Stars are giant factories that produce most of the elements in the Universe - including the elements in us, and in the Earth's metal deposits. But what stars produce changes over time.
The findings of the studies were published in the journal 'Monthly Notices of the Royal Astronomical Society'.
The authors are all members of ASTRO 3D, the ARC Centre of Excellence for All Sky Astrophysics in 3 Dimensions. They are based at Monash University, the Australian National University (ANU), and the Space Telescope Science Institute.
"We know the first two elements of the periodic table - hydrogen and helium - were created in the Big Bang. Over time, the stars that came after the Big Bang produce heavier elements," said Amanda Karakas, first author of a paper studying metal-rich stars.
These "metal-rich" stars, like our Sun, spew out their products into space, enriching the composition of the galaxy over time.
These objects affect us directly as around half of the carbon and all elements heavier than iron are synthesised by stars like our Sun.
About 90 per cent of all the lead on Earth, for example, was made in low-mass stars which also produce elements such as strontium and barium.
But this ability to produce more metals changes depending on the composition of a star at its birth.
"Introducing just a tiny bit more metal into the stars' gas has really large implications on their evolution," said Giulia Cinquegrana.
Her paper uses modelling from the earlier paper to study the chemical output of metal-rich stars.
"We discovered that, at a certain threshold of initial metal content in the gas, stars will stop sending more metals into the Universe over their lifetime," Cinquegrana said.
The Sun, born about 4.5 billion years ago, is a typical "middle-aged" star.

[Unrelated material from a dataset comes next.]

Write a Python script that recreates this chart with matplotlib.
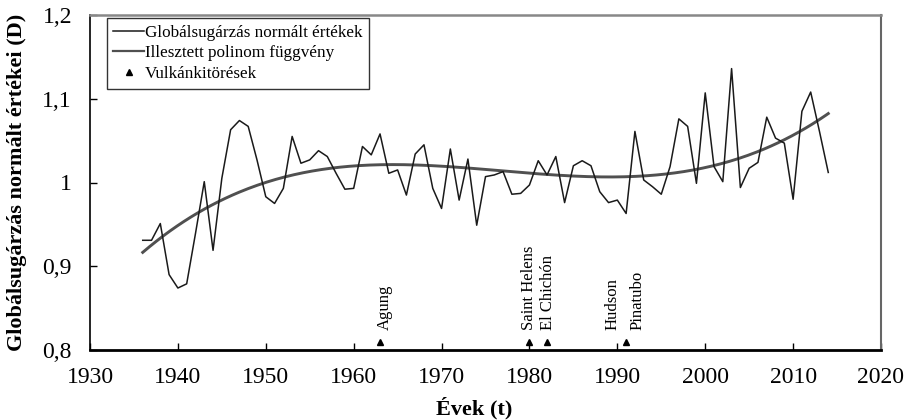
import numpy as np
import matplotlib
matplotlib.use("Agg")
import matplotlib.pyplot as plt
from matplotlib.lines import Line2D
from matplotlib.ticker import FuncFormatter

years = list(range(1936, 2015))
values = [0.931, 0.931, 0.951, 0.890, 0.874, 0.879, 0.939, 1.001, 0.919, 1.005,
          1.063, 1.074, 1.067, 1.027, 0.983, 0.975, 0.993, 1.055, 1.023, 1.027,
          1.038, 1.031, 1.011, 0.992, 0.993, 1.043, 1.033, 1.058, 1.011, 1.015,
          0.985, 1.034, 1.045, 0.993, 0.969, 1.040, 0.979, 1.028, 0.949, 1.007,
          1.009, 1.013, 0.986, 0.987, 0.997, 1.026, 1.009, 1.031, 0.976, 1.020,
          1.026, 1.020, 0.989, 0.976, 0.979, 0.963, 1.061, 1.003, 0.995, 0.986,
          1.019, 1.076, 1.067, 0.999, 1.107, 1.019, 1.001, 1.136, 0.994, 1.017,
          1.024, 1.078, 1.053, 1.047, 0.980, 1.085, 1.108, 1.061, 1.012]

volcano_years = [1963, 1980, 1982, 1991]
volcano_marker_y = 0.81
volcano_names = ["Agung", "Saint Helens", "El Chichón", "Hudson", "Pinatubo"]
volcano_label_x = [1963.5, 1980.0, 1982.1, 1989.5, 1992.3]
volcano_label_y = 0.824

xticks = list(range(1930, 2021, 10))
yticks = [0.8, 0.9, 1.0, 1.1, 1.2]

plt.rcParams['font.family'] = ['Liberation Serif', 'DejaVu Serif']

fig = plt.figure(figsize=(9.08, 4.20), dpi=100)
ax = fig.add_axes([90/908, 70/420, (881-90)/908, (350-15)/420])

x = np.array(years, dtype=float)
y = np.array(values)
coef = np.polyfit(x - 1975, y, 3)
xf = np.linspace(1936, 2014, 300)
yf = np.polyval(coef, xf - 1975)

ax.plot(x, y, color='#1a1a1a', lw=1.1, zorder=3)
ax.plot(xf, yf, color='#505050', lw=2.1, zorder=2)
ax.plot(volcano_years, [volcano_marker_y]*len(volcano_years), linestyle='none',
        marker='^', color='black', markersize=4.5, zorder=4)

for name, lx in zip(volcano_names, volcano_label_x):
    ax.text(lx, volcano_label_y, name, rotation=90, ha='center', va='bottom',
            fontsize=12)

ax.set_xlim(1930, 2020)
ax.set_ylim(0.8, 1.2)
ax.set_xticks(xticks)
ax.set_yticks(yticks)
ax.yaxis.set_major_formatter(FuncFormatter(lambda v, p: ('%g' % round(v, 2)).replace('.', ',')))
ax.tick_params(direction='in', length=5, width=1, labelsize=17, pad=12)
ax.tick_params(axis='y', pad=13)

ax.spines['left'].set_color('black')
ax.spines['left'].set_linewidth(1.2)
ax.spines['bottom'].set_color('black')
ax.spines['bottom'].set_linewidth(2)
ax.spines['top'].set_color('#888888')
ax.spines['top'].set_linewidth(1.8)
ax.spines['right'].set_color('#666666')
ax.spines['right'].set_linewidth(1.5)

ax.set_xlabel('Évek (t)', fontsize=16, fontweight='bold')
ax.xaxis.set_label_coords(0.486, -0.14)
ax.set_ylabel('Globálsugárzás normált értékei (D)', fontsize=16, fontweight='bold')
ax.yaxis.set_label_coords(-0.08, 0.5)

handles = [Line2D([], [], color='#1a1a1a', lw=1.1),
           Line2D([], [], color='#505050', lw=1.6),
           Line2D([], [], color='black', marker='^', linestyle='none', markersize=4.5)]
labels = ['Globálsugárzás normált értékek', 'Illesztett polinom függvény', 'Vulkánkitörések']
leg = ax.legend(handles, labels, loc='upper left', bbox_to_anchor=(0.021, 0.99),
                fontsize=12.3, frameon=True, fancybox=False, edgecolor='black',
                handlelength=1.8, handletextpad=0.05, borderpad=0.4, labelspacing=0.25,
                borderaxespad=0)
leg.get_frame().set_linewidth(1.0)

fig.savefig('out.png', dpi=100)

It is "metal-rich" compared to the first stellar generations and has a heavy element content similar to many other stars in the centre of the Milky Way.
"Our papers predict the evolution of younger stars (most-recent generations) which are up to seven times more metal-rich than the Sun," said Karakas.
"My simulations show that this really high level of chemical enrichment causes these stars to act quite weirdly, compared to what we believe is happening in the Sun," said Cinquegrana.
"Our models of super metal-rich stars show that they still expand to become red giants and go on to end their lives as white dwarfs, but by that time they are not expelling any heavy elements. The metals get locked up in the white dwarf remnant," she said.
"But the process of stars constantly adding elements to the Universe means that the make-up of the Universe is always changing. In the far distant future, the distribution of elements will look very different to what we see now in our Solar System," concluded Karakas.